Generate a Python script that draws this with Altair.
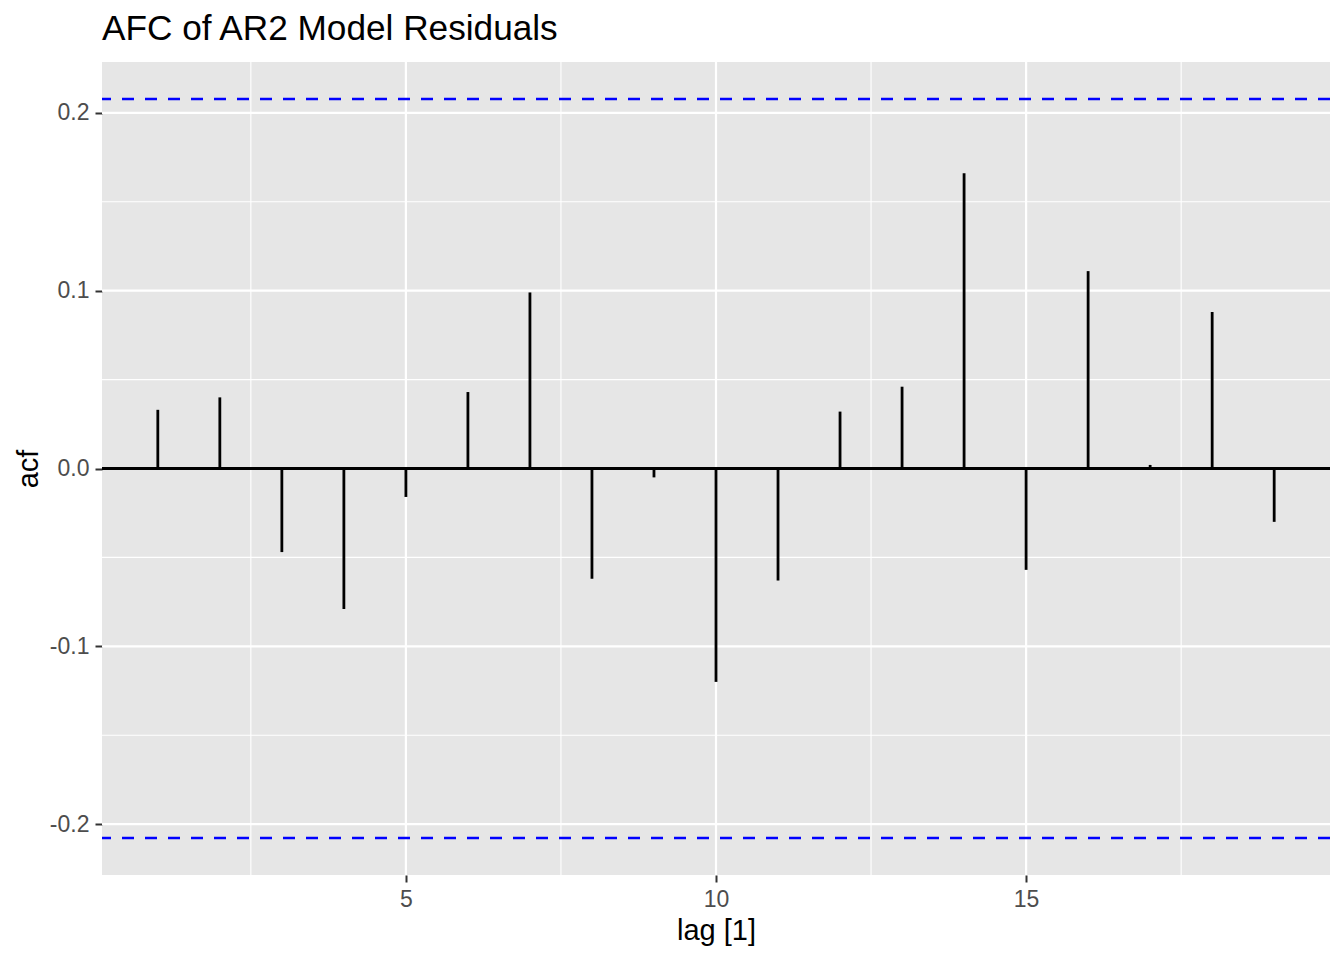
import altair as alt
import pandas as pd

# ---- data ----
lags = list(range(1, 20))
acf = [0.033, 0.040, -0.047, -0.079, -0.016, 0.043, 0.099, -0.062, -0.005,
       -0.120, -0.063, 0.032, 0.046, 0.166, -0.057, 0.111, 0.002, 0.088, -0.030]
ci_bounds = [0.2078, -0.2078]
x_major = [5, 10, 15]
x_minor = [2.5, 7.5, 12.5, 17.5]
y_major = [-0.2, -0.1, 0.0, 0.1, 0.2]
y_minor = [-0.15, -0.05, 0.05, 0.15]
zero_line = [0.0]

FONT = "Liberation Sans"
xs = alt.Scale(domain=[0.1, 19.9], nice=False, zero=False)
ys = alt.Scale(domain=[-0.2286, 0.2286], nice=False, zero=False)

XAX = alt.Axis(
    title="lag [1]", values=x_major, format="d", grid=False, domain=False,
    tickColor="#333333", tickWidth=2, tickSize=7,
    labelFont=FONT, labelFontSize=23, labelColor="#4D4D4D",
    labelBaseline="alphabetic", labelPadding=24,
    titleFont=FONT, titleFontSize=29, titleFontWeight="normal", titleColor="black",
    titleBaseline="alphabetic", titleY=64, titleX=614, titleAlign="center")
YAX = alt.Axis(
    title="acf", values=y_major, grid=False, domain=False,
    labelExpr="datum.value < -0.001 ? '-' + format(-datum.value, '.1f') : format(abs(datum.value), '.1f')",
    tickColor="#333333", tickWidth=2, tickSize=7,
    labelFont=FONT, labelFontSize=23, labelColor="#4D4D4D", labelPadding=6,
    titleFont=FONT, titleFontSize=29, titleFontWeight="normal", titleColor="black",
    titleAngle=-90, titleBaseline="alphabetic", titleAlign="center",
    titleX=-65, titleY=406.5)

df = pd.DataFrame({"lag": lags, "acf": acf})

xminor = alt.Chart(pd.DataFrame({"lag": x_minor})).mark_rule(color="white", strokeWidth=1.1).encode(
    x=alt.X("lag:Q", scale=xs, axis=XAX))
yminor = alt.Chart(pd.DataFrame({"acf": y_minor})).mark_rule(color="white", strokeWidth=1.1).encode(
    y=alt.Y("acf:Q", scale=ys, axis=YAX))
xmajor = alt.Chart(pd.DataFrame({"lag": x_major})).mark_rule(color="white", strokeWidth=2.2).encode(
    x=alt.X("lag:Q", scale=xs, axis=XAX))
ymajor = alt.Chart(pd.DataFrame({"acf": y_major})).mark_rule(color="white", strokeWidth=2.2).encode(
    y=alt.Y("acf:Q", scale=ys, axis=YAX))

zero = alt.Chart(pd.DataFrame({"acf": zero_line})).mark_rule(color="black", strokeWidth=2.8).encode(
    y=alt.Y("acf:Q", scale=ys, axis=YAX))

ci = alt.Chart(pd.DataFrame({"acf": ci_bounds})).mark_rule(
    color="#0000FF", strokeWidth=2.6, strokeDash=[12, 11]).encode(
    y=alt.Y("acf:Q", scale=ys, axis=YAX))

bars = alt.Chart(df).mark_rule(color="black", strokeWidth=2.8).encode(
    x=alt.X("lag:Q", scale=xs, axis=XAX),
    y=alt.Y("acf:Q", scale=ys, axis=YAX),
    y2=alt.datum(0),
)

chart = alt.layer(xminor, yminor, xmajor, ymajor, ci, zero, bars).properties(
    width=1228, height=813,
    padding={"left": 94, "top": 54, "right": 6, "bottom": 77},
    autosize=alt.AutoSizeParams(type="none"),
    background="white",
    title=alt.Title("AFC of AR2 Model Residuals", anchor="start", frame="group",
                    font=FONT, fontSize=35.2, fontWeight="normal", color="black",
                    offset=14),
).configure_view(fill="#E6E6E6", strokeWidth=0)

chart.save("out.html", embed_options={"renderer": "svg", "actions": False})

◇ ◇ ◇ ◇ ◇

=== THE EXERCISE ===
Repeat the material exactly as it reads, without any of its pictures.

=== THE OUTPUT ===
Generate a Python script that draws this with Altair.
import altair as alt
import pandas as pd

# ---- data ----
lags = list(range(1, 20))
acf = [0.033, 0.040, -0.047, -0.079, -0.016, 0.043, 0.099, -0.062, -0.005,
       -0.120, -0.063, 0.032, 0.046, 0.166, -0.057, 0.111, 0.002, 0.088, -0.030]
ci_bounds = [0.2078, -0.2078]
x_major = [5, 10, 15]
x_minor = [2.5, 7.5, 12.5, 17.5]
y_major = [-0.2, -0.1, 0.0, 0.1, 0.2]
y_minor = [-0.15, -0.05, 0.05, 0.15]
zero_line = [0.0]

FONT = "Liberation Sans"
xs = alt.Scale(domain=[0.1, 19.9], nice=False, zero=False)
ys = alt.Scale(domain=[-0.2286, 0.2286], nice=False, zero=False)

XAX = alt.Axis(
    title="lag [1]", values=x_major, format="d", grid=False, domain=False,
    tickColor="#333333", tickWidth=2, tickSize=7,
    labelFont=FONT, labelFontSize=23, labelColor="#4D4D4D",
    labelBaseline="alphabetic", labelPadding=24,
    titleFont=FONT, titleFontSize=29, titleFontWeight="normal", titleColor="black",
    titleBaseline="alphabetic", titleY=64, titleX=614, titleAlign="center")
YAX = alt.Axis(
    title="acf", values=y_major, grid=False, domain=False,
    labelExpr="datum.value < -0.001 ? '-' + format(-datum.value, '.1f') : format(abs(datum.value), '.1f')",
    tickColor="#333333", tickWidth=2, tickSize=7,
    labelFont=FONT, labelFontSize=23, labelColor="#4D4D4D", labelPadding=6,
    titleFont=FONT, titleFontSize=29, titleFontWeight="normal", titleColor="black",
    titleAngle=-90, titleBaseline="alphabetic", titleAlign="center",
    titleX=-65, titleY=406.5)

df = pd.DataFrame({"lag": lags, "acf": acf})

xminor = alt.Chart(pd.DataFrame({"lag": x_minor})).mark_rule(color="white", strokeWidth=1.1).encode(
    x=alt.X("lag:Q", scale=xs, axis=XAX))
yminor = alt.Chart(pd.DataFrame({"acf": y_minor})).mark_rule(color="white", strokeWidth=1.1).encode(
    y=alt.Y("acf:Q", scale=ys, axis=YAX))
xmajor = alt.Chart(pd.DataFrame({"lag": x_major})).mark_rule(color="white", strokeWidth=2.2).encode(
    x=alt.X("lag:Q", scale=xs, axis=XAX))
ymajor = alt.Chart(pd.DataFrame({"acf": y_major})).mark_rule(color="white", strokeWidth=2.2).encode(
    y=alt.Y("acf:Q", scale=ys, axis=YAX))

zero = alt.Chart(pd.DataFrame({"acf": zero_line})).mark_rule(color="black", strokeWidth=2.8).encode(
    y=alt.Y("acf:Q", scale=ys, axis=YAX))

ci = alt.Chart(pd.DataFrame({"acf": ci_bounds})).mark_rule(
    color="#0000FF", strokeWidth=2.6, strokeDash=[12, 11]).encode(
    y=alt.Y("acf:Q", scale=ys, axis=YAX))

bars = alt.Chart(df).mark_rule(color="black", strokeWidth=2.8).encode(
    x=alt.X("lag:Q", scale=xs, axis=XAX),
    y=alt.Y("acf:Q", scale=ys, axis=YAX),
    y2=alt.datum(0),
)

chart = alt.layer(xminor, yminor, xmajor, ymajor, ci, zero, bars).properties(
    width=1228, height=813,
    padding={"left": 94, "top": 54, "right": 6, "bottom": 77},
    autosize=alt.AutoSizeParams(type="none"),
    background="white",
    title=alt.Title("AFC of AR2 Model Residuals", anchor="start", frame="group",
                    font=FONT, fontSize=35.2, fontWeight="normal", color="black",
                    offset=14),
).configure_view(fill="#E6E6E6", strokeWidth=0)

chart.save("out.html", embed_options={"renderer": "svg", "actions": False})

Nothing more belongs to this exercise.